**** Dataset section ****

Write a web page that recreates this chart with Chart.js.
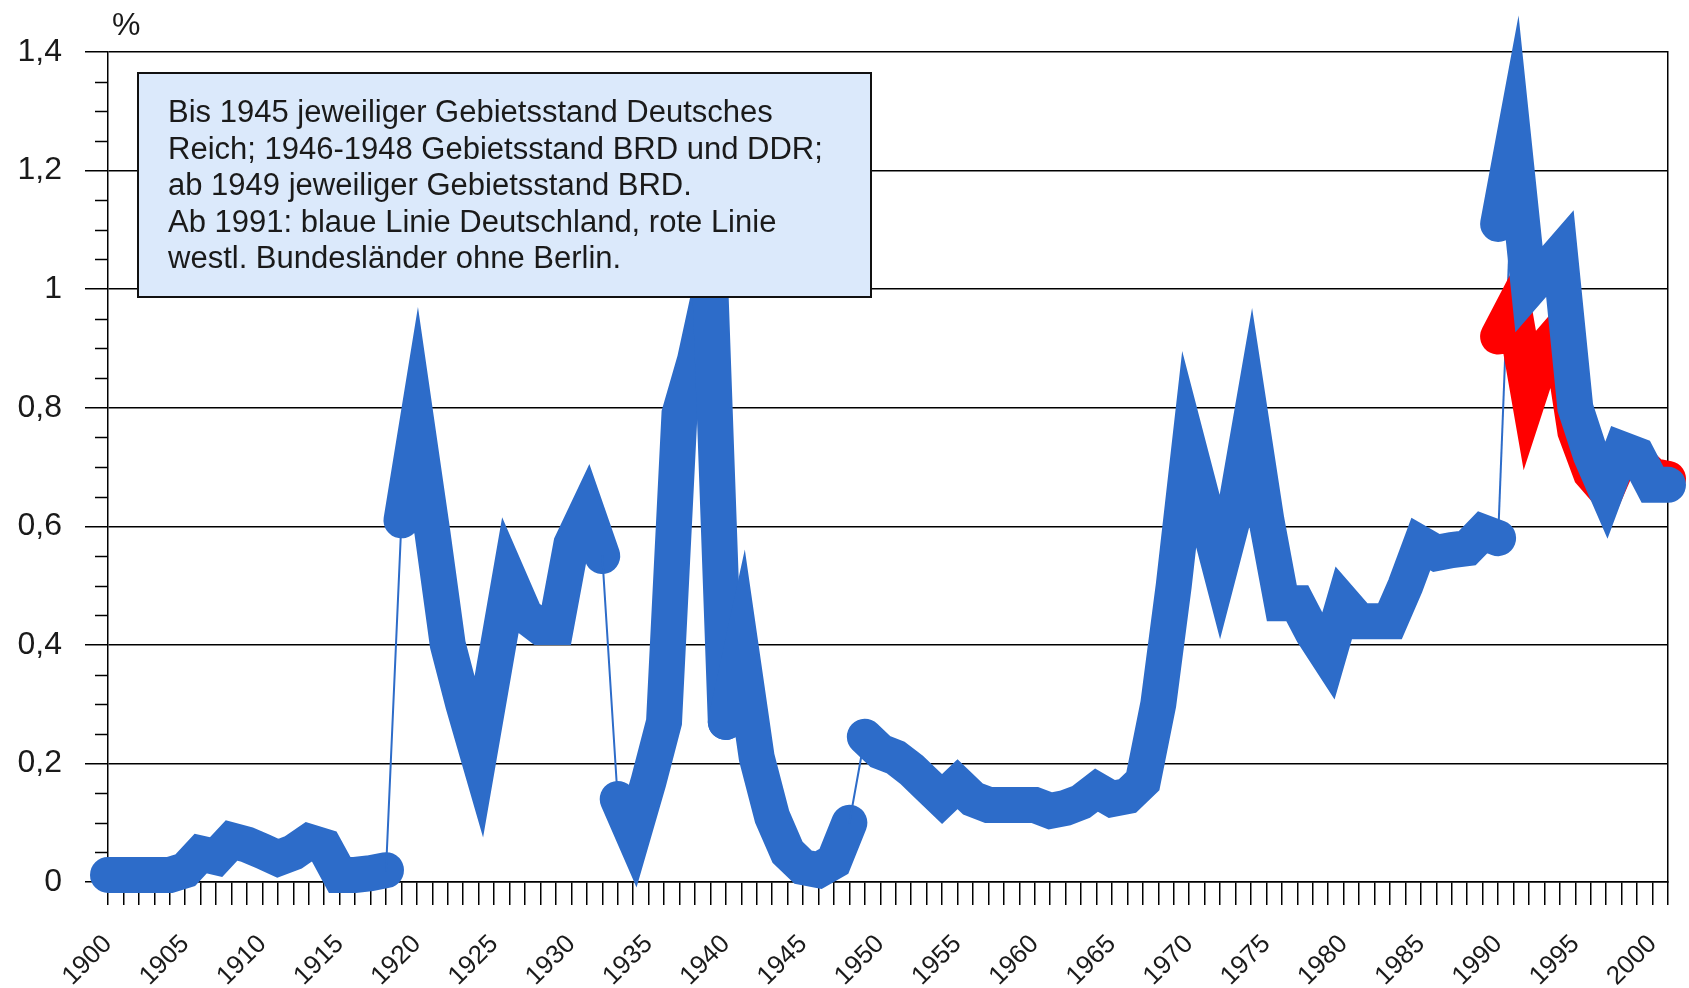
<!DOCTYPE html>
<html lang="de">
<head>
<meta charset="utf-8">
<title>Anteil in %, 1900-2001</title>
<script src="https://cdn.jsdelivr.net/npm/chart.js@4.4.1/dist/chart.umd.min.js"></script>
<style>
  html, body { margin: 0; padding: 0; background: #fff; }
  #wrap { position: relative; width: 1689px; height: 988px; }
</style>
</head>
<body>
<div id="wrap"><canvas id="lineChart"></canvas></div>
<script>
// Jahre der Kategorienachse
const jahre = [];
for (let j = 1900; j <= 2001; j++) jahre.push(String(j));

// 1900-1990 (blau, bis 1990 jeweiliger Gebietsstand)
const blauBis1990 = [
  0.012, 0.012, 0.012, 0.012, 0.012, 0.02, 0.048, 0.042, 0.07, 0.063,   // 1900-1909
  0.052, 0.04, 0.05, 0.068, 0.06, 0.012, 0.012, 0.015, 0.02, 0.61,      // 1910-1919
  0.77, 0.59, 0.40, 0.30, 0.21, 0.36, 0.51, 0.45, 0.43, 0.43,           // 1920-1929
  0.57, 0.625, 0.55, 0.14, 0.08, 0.17, 0.27, 0.79, 0.88, 1.0,           // 1930-1939
  0.27, 0.39, 0.21, 0.11, 0.05, 0.025, 0.02, 0.035, 0.10, 0.245,        // 1940-1949
  0.22, 0.21, 0.19, 0.165, 0.14, 0.165, 0.14, 0.13, 0.13, 0.13,         // 1950-1959
  0.13, 0.12, 0.125, 0.135, 0.155, 0.14, 0.145, 0.17, 0.30, 0.50,       // 1960-1969
  0.73, 0.63, 0.53, 0.63, 0.78, 0.61, 0.47, 0.47, 0.42, 0.38,           // 1970-1979
  0.47, 0.44, 0.44, 0.44, 0.50, 0.57, 0.555, 0.56, 0.563, 0.59,         // 1980-1989
  0.58                                                                  // 1990
];
// 1990-2001 blaue Linie Deutschland
const blauDeutschland = [1.11, 1.25, 1.0, 1.03, 1.06, 0.80, 0.72, 0.66, 0.73, 0.72, 0.67, 0.67];
// 1990-2001 rote Linie westl. Bundeslaender ohne Berlin
const rotWest = [0.92, 0.97, 0.82, 0.90, 0.93, 0.76, 0.69, 0.66, 0.72, 0.71, 0.685, 0.68];

// duenne Verbindungen zwischen den Gebietsstaenden (Startjahr des Abschnitts)
const brueche = ['1918', '1932', '1948'];
// Abschnitt, der ohne Spitzenverbindung gezeichnet wird
const einzelAbschnitt = ['1939'];

const yBeschriftung = ['0', '0,2', '0,4', '0,6', '0,8', '1', '1,2', '1,4'];

const hinweis = [
  'Bis 1945 jeweiliger Gebietsstand Deutsches',
  'Reich; 1946-1948 Gebietsstand BRD und DDR;',
  'ab 1949 jeweiliger Gebietsstand BRD.',
  'Ab 1991: blaue Linie Deutschland, rote Linie',
  'westl. Bundesländer ohne Berlin.'
];

const BLAU = '#2d6cc9';
const ROT = '#ff0000';
const SCHRIFT = '"Liberation Sans", Arial, sans-serif';

function initChart() {
  const ctx = document.getElementById('lineChart');
  if (!ctx) return;

  const start1990 = jahre.indexOf('1990');
  const aufAchse = (werte, ab) => jahre.map((j, i) => (i >= ab && i - ab < werte.length) ? werte[i - ab] : null);

  const serieAlt = aufAchse(blauBis1990, 0);
  const serieD = aufAchse(blauDeutschland, start1990);
  const serieW = aufAchse(rotWest, start1990);
  // Uebergang 1990 (alter Gebietsstand) -> 1991 (Deutschland)
  const serieUebergang = jahre.map((j, i) => {
    if (i === start1990) return blauBis1990[blauBis1990.length - 1];
    if (i === start1990 + 1) return blauDeutschland[1];
    return null;
  });

  const dick = 36;

  const zusatz = {
    id: 'zusatz',
    beforeDatasetsDraw(chart) {
      // kleine Zwischenstriche an der y-Achse
      const y = chart.scales.y;
      const c = chart.ctx;
      c.save();
      c.strokeStyle = '#000';
      c.lineWidth = 1.5;
      for (let k = 1; k < 28; k++) {
        if (k % 4 === 0) continue;
        const py = Math.round(y.getPixelForValue(k * 0.05)) + 0.5;
        c.beginPath();
        c.moveTo(y.right - 13, py);
        c.lineTo(y.right, py);
        c.stroke();
      }
      c.restore();
    },
    afterDatasetsDraw(chart) {
      const c = chart.ctx;
      c.save();
      // Hinweiskasten
      c.fillStyle = '#dbe9fb';
      c.strokeStyle = '#111';
      c.lineWidth = 2;
      c.fillRect(138, 73, 733, 224);
      c.strokeRect(138, 73, 733, 224);
      c.fillStyle = '#1a1a1a';
      c.font = '31px ' + SCHRIFT;
      c.textBaseline = 'alphabetic';
      c.textAlign = 'left';
      hinweis.forEach((z, i) => c.fillText(z, 168, 122 + i * 36.6));
      // Einheit
      c.font = '32px ' + SCHRIFT;
      c.fillText('%', 112, 35);
      c.restore();
    }
  };

  new Chart(ctx, {
    type: 'line',
    data: {
      labels: jahre,
      datasets: [
        {
          label: 'Deutschland',
          data: serieD,
          borderColor: BLAU,
          borderWidth: dick,
          borderCapStyle: 'round',
          borderJoinStyle: 'miter',
          pointRadius: 0,
          spanGaps: false,
          clip: false
        },
        {
          label: 'bis 1990',
          data: serieAlt,
          borderColor: BLAU,
          borderWidth: dick,
          borderCapStyle: 'round',
          borderJoinStyle: 'miter',
          pointRadius: 0,
          spanGaps: false,
          clip: false,
          segment: {
            borderWidth: c => brueche.includes(jahre[c.p0DataIndex]) ? 2 : undefined,
            borderJoinStyle: c => einzelAbschnitt.includes(jahre[c.p0DataIndex]) ? 'round' : undefined
          }
        },
        {
          label: 'westl. Bundesländer ohne Berlin',
          data: serieW,
          borderColor: ROT,
          borderWidth: dick,
          borderCapStyle: 'round',
          borderJoinStyle: 'miter',
          pointRadius: 0,
          spanGaps: false,
          clip: false
        },
        {
          label: 'Übergang',
          data: serieUebergang,
          borderColor: BLAU,
          borderWidth: 2,
          pointRadius: 0,
          spanGaps: false,
          clip: false
        }
      ]
    },
    options: {
      responsive: true,
      maintainAspectRatio: false,
      animation: false,
      devicePixelRatio: 1,
      layout: { padding: { top: 52, right: 21, left: 0, bottom: 0 } },
      plugins: {
        legend: { display: false },
        tooltip: { enabled: false }
      },
      scales: {
        x: {
          offset: false,
          afterFit: s => {
            s.height = 106;
            s.paddingLeft = 0;
            s.paddingRight = 0;
          },
          grid: {
            display: true,
            drawOnChartArea: false,
            drawTicks: true,
            tickLength: 23,
            color: '#000',
            lineWidth: 1.5
          },
          border: { display: true, color: '#000', width: 1.5 },
          ticks: {
            autoSkip: false,
            maxRotation: 45,
            minRotation: 45,
            padding: 24,
            labelOffset: 0,
            color: '#1a1a1a',
            font: { family: SCHRIFT, size: 26 },
            callback: function (value) {
              const l = this.getLabelForValue(value);
              return Number(l) % 5 === 0 ? l : '';
            }
          }
        },
        y: {
          min: 0,
          max: 1.4,
          afterFit: s => { s.width = 108; },
          grid: {
            color: '#000',
            lineWidth: 1.5,
            drawTicks: true,
            tickLength: 23
          },
          border: { display: true, color: '#000', width: 1.5 },
          ticks: {
            stepSize: 0.2,
            padding: 23,
            color: '#1a1a1a',
            font: { family: SCHRIFT, size: 32 },
            callback: v => yBeschriftung[Math.round(v / 0.2)]
          }
        },
        y2: {
          position: 'right',
          min: 0,
          max: 1.4,
          afterFit: s => { s.width = 0; },
          grid: { display: false },
          ticks: { display: false },
          border: { display: true, color: '#000', width: 1.5 }
        }
      }
    },
    plugins: [zusatz]
  });
}

if (document.readyState === 'complete') {
  initChart();
} else {
  window.addEventListener('load', initChart);
}
</script>
</body>
</html>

****

• Job:
Look through the lines above and collect those with the word "this".

• Solved problem:
Write a web page that recreates this chart with Chart.js.
              const l = this.getLabelForValue(value);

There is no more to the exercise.